To do:
Your task is to reproduce, verbatim and without pictures, the lines from the opening of the listing through the line containing "const areaTicks = [0, 10, 20, 30, 40, 50];".
:: Supplied data ::
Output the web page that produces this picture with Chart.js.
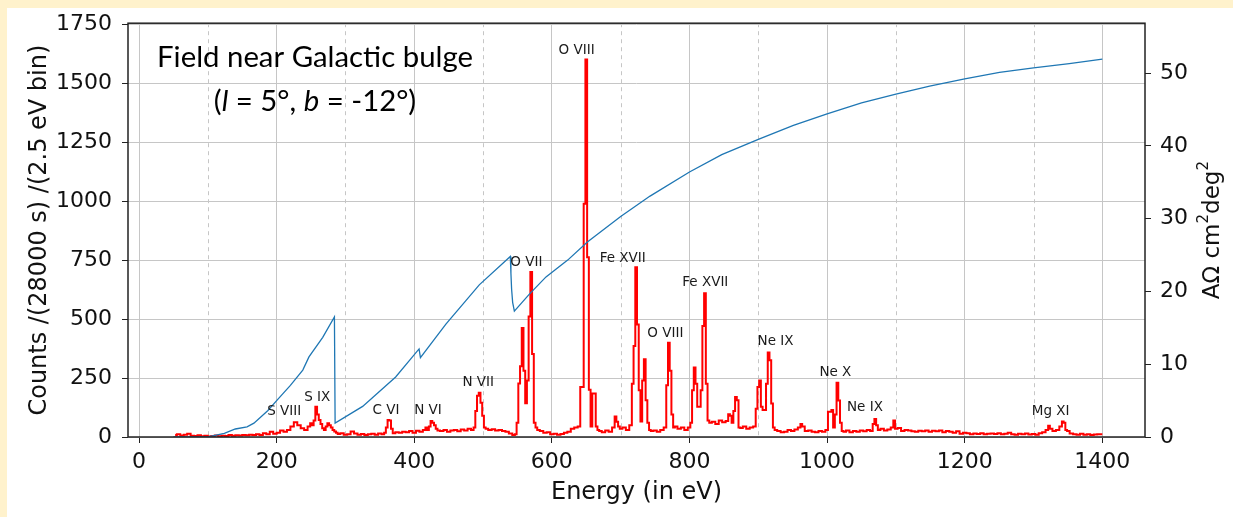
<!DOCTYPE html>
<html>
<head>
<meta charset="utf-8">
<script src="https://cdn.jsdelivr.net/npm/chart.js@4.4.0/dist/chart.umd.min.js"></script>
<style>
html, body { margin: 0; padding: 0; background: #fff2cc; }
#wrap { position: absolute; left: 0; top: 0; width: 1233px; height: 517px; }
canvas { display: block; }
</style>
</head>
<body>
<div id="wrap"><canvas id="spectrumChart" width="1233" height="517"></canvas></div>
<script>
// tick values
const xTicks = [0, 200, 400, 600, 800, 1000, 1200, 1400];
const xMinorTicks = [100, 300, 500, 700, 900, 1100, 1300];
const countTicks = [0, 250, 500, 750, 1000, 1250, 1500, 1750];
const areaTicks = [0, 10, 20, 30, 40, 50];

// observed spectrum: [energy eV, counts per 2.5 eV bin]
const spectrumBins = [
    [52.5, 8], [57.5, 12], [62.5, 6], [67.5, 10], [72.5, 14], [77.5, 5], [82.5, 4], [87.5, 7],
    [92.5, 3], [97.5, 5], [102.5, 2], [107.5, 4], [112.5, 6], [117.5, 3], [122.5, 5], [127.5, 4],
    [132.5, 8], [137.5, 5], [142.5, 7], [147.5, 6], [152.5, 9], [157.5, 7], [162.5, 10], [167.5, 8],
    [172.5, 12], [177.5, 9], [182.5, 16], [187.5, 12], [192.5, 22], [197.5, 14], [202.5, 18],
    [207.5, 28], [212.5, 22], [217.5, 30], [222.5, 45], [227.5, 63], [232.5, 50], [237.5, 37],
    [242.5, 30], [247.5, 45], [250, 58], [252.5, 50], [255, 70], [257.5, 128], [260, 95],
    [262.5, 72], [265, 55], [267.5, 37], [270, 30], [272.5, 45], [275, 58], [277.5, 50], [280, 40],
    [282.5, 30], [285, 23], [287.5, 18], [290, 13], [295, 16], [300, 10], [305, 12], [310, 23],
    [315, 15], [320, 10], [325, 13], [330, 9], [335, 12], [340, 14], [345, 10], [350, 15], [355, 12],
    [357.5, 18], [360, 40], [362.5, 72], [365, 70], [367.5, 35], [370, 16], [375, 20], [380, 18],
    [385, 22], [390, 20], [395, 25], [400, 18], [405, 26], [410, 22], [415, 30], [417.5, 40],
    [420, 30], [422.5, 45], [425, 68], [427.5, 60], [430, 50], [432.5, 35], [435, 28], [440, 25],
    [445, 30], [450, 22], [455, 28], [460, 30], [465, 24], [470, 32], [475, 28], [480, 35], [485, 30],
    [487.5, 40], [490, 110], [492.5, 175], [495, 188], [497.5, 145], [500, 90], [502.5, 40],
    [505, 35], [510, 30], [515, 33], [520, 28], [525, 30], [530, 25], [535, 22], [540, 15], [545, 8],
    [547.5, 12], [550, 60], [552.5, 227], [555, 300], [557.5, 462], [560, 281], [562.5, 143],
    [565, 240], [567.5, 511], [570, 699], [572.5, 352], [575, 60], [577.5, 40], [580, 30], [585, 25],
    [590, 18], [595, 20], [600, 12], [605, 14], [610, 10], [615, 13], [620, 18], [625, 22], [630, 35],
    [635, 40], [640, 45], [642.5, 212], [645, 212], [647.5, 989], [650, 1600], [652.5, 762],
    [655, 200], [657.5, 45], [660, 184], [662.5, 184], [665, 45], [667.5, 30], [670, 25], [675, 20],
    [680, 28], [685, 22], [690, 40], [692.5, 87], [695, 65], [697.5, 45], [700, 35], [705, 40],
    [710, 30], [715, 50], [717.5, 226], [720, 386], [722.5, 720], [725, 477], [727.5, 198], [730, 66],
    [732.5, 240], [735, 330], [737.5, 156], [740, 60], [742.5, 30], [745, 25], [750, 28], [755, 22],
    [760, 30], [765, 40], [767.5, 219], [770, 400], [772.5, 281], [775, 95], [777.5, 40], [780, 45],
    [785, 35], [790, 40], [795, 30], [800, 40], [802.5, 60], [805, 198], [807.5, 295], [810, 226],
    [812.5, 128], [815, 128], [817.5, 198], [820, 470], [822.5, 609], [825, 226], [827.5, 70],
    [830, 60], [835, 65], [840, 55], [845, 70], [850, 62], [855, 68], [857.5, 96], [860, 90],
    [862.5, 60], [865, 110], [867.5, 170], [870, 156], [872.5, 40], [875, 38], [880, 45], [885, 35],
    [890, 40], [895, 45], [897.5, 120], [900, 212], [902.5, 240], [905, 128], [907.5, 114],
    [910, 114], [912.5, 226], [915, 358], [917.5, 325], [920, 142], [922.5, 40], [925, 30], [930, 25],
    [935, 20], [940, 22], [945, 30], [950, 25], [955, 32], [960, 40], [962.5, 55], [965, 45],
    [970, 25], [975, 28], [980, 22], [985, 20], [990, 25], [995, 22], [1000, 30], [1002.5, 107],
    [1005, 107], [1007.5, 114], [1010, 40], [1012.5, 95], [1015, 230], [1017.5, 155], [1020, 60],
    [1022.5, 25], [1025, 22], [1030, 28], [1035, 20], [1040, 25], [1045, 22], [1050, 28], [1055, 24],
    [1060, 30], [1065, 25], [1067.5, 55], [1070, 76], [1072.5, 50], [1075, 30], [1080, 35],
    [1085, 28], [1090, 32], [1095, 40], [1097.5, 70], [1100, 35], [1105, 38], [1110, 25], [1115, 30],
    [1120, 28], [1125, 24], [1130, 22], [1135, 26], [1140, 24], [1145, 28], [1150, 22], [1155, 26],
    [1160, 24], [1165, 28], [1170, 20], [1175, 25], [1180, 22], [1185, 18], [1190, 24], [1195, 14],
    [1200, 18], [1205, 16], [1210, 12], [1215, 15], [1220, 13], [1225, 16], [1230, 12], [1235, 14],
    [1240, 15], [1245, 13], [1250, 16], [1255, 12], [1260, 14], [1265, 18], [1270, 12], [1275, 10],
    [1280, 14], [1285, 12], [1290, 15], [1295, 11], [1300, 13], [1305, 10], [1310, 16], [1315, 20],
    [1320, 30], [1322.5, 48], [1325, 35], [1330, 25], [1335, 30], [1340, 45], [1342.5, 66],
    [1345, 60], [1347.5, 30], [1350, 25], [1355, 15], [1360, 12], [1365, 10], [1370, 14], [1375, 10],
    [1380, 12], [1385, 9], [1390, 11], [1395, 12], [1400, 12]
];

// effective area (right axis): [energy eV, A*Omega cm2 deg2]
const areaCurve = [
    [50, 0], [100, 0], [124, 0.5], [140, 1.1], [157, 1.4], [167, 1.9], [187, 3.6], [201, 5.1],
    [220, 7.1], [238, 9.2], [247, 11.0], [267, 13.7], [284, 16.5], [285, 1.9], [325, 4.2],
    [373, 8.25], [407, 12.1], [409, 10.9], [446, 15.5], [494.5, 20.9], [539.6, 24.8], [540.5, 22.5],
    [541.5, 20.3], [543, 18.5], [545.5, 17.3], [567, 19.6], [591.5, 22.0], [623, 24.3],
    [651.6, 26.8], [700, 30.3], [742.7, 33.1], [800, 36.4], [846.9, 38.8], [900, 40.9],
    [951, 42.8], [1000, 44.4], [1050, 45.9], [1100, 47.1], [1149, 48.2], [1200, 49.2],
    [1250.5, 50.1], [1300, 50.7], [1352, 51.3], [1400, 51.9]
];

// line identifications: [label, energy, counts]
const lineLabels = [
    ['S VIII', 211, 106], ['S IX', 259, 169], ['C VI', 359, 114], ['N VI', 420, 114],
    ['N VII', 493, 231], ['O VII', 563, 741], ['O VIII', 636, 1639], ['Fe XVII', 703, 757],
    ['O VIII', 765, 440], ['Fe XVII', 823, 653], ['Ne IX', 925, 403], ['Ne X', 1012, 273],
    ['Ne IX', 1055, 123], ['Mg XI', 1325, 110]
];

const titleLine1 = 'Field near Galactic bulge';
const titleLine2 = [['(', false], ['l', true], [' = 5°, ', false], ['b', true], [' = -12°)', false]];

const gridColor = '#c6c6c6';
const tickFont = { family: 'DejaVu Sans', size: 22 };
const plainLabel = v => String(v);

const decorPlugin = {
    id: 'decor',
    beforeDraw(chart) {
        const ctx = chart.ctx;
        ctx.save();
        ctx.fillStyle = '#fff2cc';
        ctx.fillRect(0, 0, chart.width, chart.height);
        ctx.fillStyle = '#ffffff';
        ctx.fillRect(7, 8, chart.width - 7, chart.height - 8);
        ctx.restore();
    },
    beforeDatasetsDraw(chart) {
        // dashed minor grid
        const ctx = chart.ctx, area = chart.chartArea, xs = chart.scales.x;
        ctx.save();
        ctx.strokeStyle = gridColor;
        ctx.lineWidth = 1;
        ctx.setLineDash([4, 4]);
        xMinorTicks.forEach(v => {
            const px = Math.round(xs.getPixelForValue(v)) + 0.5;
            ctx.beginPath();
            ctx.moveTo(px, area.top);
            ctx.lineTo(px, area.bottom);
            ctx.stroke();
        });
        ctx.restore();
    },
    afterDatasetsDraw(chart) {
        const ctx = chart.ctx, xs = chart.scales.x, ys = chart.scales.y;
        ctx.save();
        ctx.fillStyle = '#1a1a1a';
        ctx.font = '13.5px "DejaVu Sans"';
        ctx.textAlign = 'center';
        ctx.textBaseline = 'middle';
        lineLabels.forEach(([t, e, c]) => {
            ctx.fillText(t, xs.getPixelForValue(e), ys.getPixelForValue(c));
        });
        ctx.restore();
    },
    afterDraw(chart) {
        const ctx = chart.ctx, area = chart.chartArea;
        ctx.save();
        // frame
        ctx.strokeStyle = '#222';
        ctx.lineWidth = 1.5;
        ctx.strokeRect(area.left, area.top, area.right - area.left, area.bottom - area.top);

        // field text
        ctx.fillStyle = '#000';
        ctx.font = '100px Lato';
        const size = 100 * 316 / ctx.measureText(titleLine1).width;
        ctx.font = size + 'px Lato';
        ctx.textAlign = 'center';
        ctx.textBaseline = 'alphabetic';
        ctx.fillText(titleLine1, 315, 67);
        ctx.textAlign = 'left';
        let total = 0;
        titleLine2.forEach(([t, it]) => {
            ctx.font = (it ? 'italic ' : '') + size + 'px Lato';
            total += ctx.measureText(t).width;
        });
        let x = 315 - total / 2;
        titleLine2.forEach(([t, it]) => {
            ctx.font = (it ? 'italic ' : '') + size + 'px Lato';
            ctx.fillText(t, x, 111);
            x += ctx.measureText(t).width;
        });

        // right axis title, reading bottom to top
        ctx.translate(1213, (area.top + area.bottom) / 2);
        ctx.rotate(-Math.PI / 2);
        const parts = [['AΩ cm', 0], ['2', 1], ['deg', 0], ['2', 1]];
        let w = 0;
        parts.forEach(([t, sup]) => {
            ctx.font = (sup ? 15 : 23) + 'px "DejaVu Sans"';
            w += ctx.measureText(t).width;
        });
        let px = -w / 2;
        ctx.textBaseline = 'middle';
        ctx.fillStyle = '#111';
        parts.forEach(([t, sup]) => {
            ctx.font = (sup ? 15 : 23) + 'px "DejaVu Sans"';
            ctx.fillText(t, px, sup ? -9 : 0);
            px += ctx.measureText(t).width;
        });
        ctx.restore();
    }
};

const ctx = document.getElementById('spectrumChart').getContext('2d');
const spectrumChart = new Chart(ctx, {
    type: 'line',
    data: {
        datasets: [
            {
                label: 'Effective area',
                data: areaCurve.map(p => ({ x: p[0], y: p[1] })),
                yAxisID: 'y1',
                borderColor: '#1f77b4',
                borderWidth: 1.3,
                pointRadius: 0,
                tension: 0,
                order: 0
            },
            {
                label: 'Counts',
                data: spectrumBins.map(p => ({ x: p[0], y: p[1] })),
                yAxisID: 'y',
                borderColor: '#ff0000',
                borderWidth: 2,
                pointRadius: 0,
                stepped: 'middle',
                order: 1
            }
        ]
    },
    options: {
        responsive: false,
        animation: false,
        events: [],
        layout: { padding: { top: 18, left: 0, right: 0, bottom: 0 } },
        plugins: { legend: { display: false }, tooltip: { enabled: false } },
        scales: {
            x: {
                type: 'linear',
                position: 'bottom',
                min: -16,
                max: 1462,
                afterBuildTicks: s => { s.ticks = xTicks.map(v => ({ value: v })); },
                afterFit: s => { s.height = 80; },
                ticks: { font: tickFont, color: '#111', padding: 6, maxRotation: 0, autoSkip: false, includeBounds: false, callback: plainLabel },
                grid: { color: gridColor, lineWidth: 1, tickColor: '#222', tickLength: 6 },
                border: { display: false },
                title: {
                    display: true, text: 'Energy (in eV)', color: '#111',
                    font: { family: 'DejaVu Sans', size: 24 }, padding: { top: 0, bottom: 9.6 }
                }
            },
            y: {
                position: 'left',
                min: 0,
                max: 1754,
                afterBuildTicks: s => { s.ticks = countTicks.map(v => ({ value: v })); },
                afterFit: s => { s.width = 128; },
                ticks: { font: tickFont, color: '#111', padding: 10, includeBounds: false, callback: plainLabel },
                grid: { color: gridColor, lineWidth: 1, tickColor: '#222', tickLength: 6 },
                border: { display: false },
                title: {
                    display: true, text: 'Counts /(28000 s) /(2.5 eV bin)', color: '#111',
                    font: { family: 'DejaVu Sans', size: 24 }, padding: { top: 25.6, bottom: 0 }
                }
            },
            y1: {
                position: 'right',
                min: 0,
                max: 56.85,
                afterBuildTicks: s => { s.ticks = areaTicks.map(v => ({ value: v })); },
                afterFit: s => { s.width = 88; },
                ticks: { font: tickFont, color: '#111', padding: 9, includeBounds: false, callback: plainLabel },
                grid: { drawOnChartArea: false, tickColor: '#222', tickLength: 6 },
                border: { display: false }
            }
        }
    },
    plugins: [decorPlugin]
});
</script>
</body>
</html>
:::
Output:
Output the web page that produces this picture with Chart.js.
<!DOCTYPE html>
<html>
<head>
<meta charset="utf-8">
<script src="https://cdn.jsdelivr.net/npm/chart.js@4.4.0/dist/chart.umd.min.js"></script>
<style>
html, body { margin: 0; padding: 0; background: #fff2cc; }
#wrap { position: absolute; left: 0; top: 0; width: 1233px; height: 517px; }
canvas { display: block; }
</style>
</head>
<body>
<div id="wrap"><canvas id="spectrumChart" width="1233" height="517"></canvas></div>
<script>
// tick values
const xTicks = [0, 200, 400, 600, 800, 1000, 1200, 1400];
const xMinorTicks = [100, 300, 500, 700, 900, 1100, 1300];
const countTicks = [0, 250, 500, 750, 1000, 1250, 1500, 1750];
const areaTicks = [0, 10, 20, 30, 40, 50];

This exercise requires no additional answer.